Tumbuhkan dan Miliki Sifat Tawadhu Dalam Diri Kita

Demikianlah tawadhu. Dia adalah kemuliaan dan ketinggian bagi manusia. Dia bukan kehinaan dan kerendahan. Sebagian orang memandang bahwa ketawadhuan berarti kelemahan dan kehinaan diri, dan juga kelemahan pada kepribadian.

Oleh karena itu, mereka pun bersikap sombong dan takabur, atau melecehkan sikap tawadhu orang lain, merendahkan atau memperolok-oloknya. Padahal sebenarnya tidak demikian. Orang yang tawadhu adalah orang yang mempunyai kepribadian yang kuat, walaupun tampak sebagai orang yang penuh toleransi. Orang yang tawadhu adalah orang yang memperoleh kecintaan manusia, sementara manusia akan lari dari orang yang bersikap sombong dan takabur, seperti kambing lari dari serigala yang mendatanginya.

Kesombongan adalah sifat yang hanya berhak dimiliki oleh Tuhan. Tidak boleh ada satu makhluk pun yang menyaingi Allah dalam hal ini. Siapa yang menyaingi Allah dan merasa berhak memiliki sifat sombong, maka dia berarti merasa menjadi Tuhan manusia. Ia berhak mendapat murka dan azab Allah.

Dalam sebuah hadits Qudsi Rasulullah Saw. bersabda, “Allah Azza wa jalla berfirman, ‘Kesombongan adalah selendang-Ku dan keangkuhan merupakan pakaian-Ku. Oleh karena itu, siapa yang merenggut salah satunya dari sisi-Ku maka akan Aku lemparkannya ke dalam neraka.’”(HR. Abu Dawud).

Dalam hadits yang lain Rasulullah Saw. bersabda, “Tidak akan masuk surga orang yang di dalam hatinya terdapat sifat sombong meskipun hanya sebesar biji sawi. Sebaliknya, tidak akan masuk neraka orang yang di dalam hatinya terdapat iman walaupun juga hanya sebesar biji sawi.” (HR. Abu Dawud).

Sahabat berkata, “Sesungguhnya tanaman tumbuh di atas tanah yang datar, dan tidak tumbuh di atas batu karang. Demikian juga dengan hikmah, dia akan berkembang di hati orang yang tawadhu dan tidak akan berkembang di hati orang yang sombong. Karena, Allah Swt. telah menjadikan tawadhu sebagai alat bagi akal.

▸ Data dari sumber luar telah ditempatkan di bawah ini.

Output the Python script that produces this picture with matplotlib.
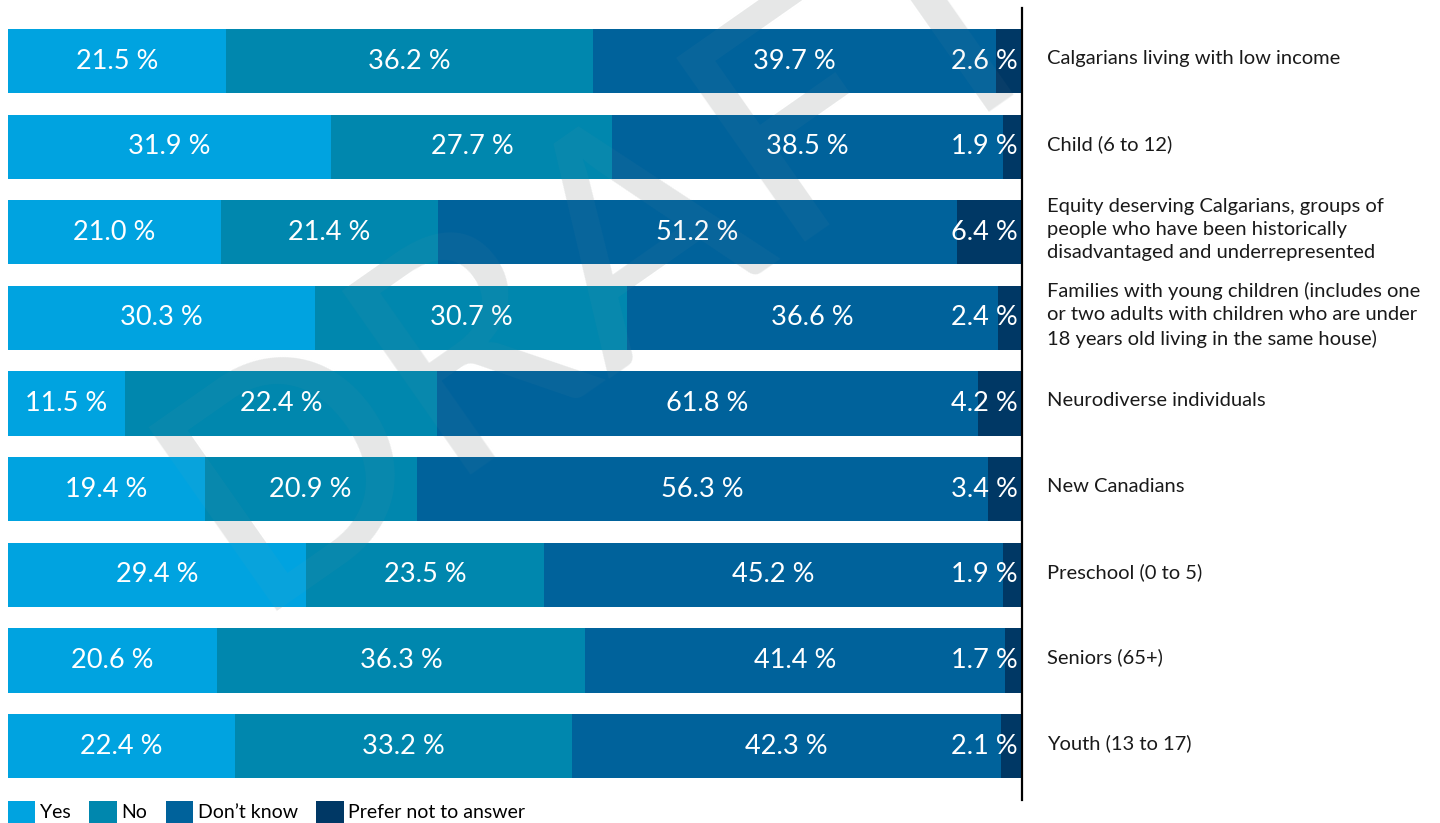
import numpy as np
import matplotlib
matplotlib.use("Agg")
import matplotlib.pyplot as plt

plt.rcParams["font.family"] = ["Lato", "DejaVu Sans"]

groups = [
    "Calgarians living with low income",
    "Child (6 to 12)",
    "Equity deserving Calgarians, groups of\npeople who have been historically\ndisadvantaged and underrepresented",
    "Families with young children (includes one\nor two adults with children who are under\n18 years old living in the same house)",
    "Neurodiverse individuals",
    "New Canadians",
    "Preschool (0 to 5)",
    "Seniors (65+)",
    "Youth (13 to 17)",
]
answers = ["Yes", "No", "Don\u2019t know", "Prefer not to answer"]

# percentages printed on the bars
yes = [21.5, 31.9, 21.0, 30.3, 11.5, 19.4, 29.4, 20.6, 22.4]
no = [36.2, 27.7, 21.4, 30.7, 22.4, 20.9, 23.5, 36.3, 33.2]
dont_know = [39.7, 38.5, 51.2, 36.6, 61.8, 56.3, 45.2, 41.4, 42.3]
prefer_not = [2.6, 1.9, 6.4, 2.4, 4.2, 3.4, 1.9, 1.7, 2.1]

# segment lengths as drawn in the source chart (Neurodiverse row is drawn
# with lengths that differ from its printed labels)
no_drawn = [36.2, 27.7, 21.4, 30.7, 30.8, 20.9, 23.5, 36.3, 33.2]
dont_know_drawn = [39.7, 38.5, 51.2, 36.6, 53.4, 56.3, 45.2, 41.4, 42.3]

colors = ["#00A3E0", "#0087AE", "#00629B", "#003865"]

W, H = 1440, 823
fig = plt.figure(figsize=(W / 100, H / 100), dpi=100)
ax = fig.add_axes([8 / W, 1 - 800 / H, (1022 - 8) / W, (800 - 8) / H])

drawn = [yes, no_drawn, dont_know_drawn, prefer_not]
shown = [yes, no, dont_know, prefer_not]
y = np.arange(len(groups))
left = np.zeros(len(groups))
for k, (vals, labs, col, name) in enumerate(zip(drawn, shown, colors, answers)):
    vals = np.array(vals)
    ax.barh(y, vals, left=left, height=0.75, color=col, label=name, zorder=2)
    for i, v in enumerate(labs):
        if k == 3:
            ax.text(99.6, y[i], f"{v:.1f} %", ha="right", va="center",
                    color="white", fontsize=19.5, zorder=3)
        else:
            ax.text(left[i] + vals[i] / 2, y[i], f"{v:.1f} %", ha="center",
                    va="center", color="white", fontsize=19.5, zorder=3)
    left += vals

ax.set_xlim(0, 100)
ax.set_ylim(8.63, -0.62)
ax.set_xticks([])
ax.set_yticks([])
for s in ["top", "bottom", "left"]:
    ax.spines[s].set_visible(False)
ax.spines["right"].set_linewidth(1.6)
ax.spines["right"].set_color("black")
ax.spines["right"].set_zorder(5)

for i, g in enumerate(groups):
    ax.annotate(g, xy=(1, y[i]), xycoords=("axes fraction", "data"),
                xytext=(25, 3), textcoords="offset pixels",
                ha="left", va="center", fontsize=14.5, linespacing=1.45,
                color="#1a1a1a")

# faint draft watermark: solid behind the bars, very light over them
wm = dict(fontsize=225, rotation=35, ha="center", va="center",
          transform=fig.transFigure, clip_on=False)
ax.text(610 / W, 1 - 250 / H, "DRAFT", color="#EBECEC", zorder=1, **wm)
ax.text(610 / W, 1 - 250 / H, "DRAFT", color="#9aa3a3", alpha=0.06,
        zorder=4, **wm)

handles, labels = ax.get_legend_handles_labels()
fig.legend(handles, labels, ncol=4, loc="lower left",
           bbox_to_anchor=(8 / W, 0.0), frameon=False, fontsize=14.0,
           handlelength=1.4, handleheight=1.4, handletextpad=0.25,
           columnspacing=0.95, borderaxespad=0.0, borderpad=0.0)

fig.savefig("out.png", dpi=100)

Bersikap tawadhu kepada sesama kita mencakup banyak hal, di antaranya: menjadikan diri kita sepadan (tidak lebih tinggi) dengan orang lain; kita sama-sama melakukan apa yang orang lain lakukan; tidak mengistimewakan diri kita di tengah-tengah teman kita; dan memberikan kepada orang lain apa yang kita suka jika kita diberi; lebih senang tidak dikenal daripada menjadi orang terkenal; mendorong orang lain untuk berprestasi; bersedia menerima kebenaran dari siapapun baik dari kalangan orang terpandang maupun dari kalangan orang yang rendah; mencintai fakir miskin dan tidak segan-segan duduk bersama mereka; selalu bersedia untuk mementingkan kepentingan orang lain dan senang ketika diminta pertolongan.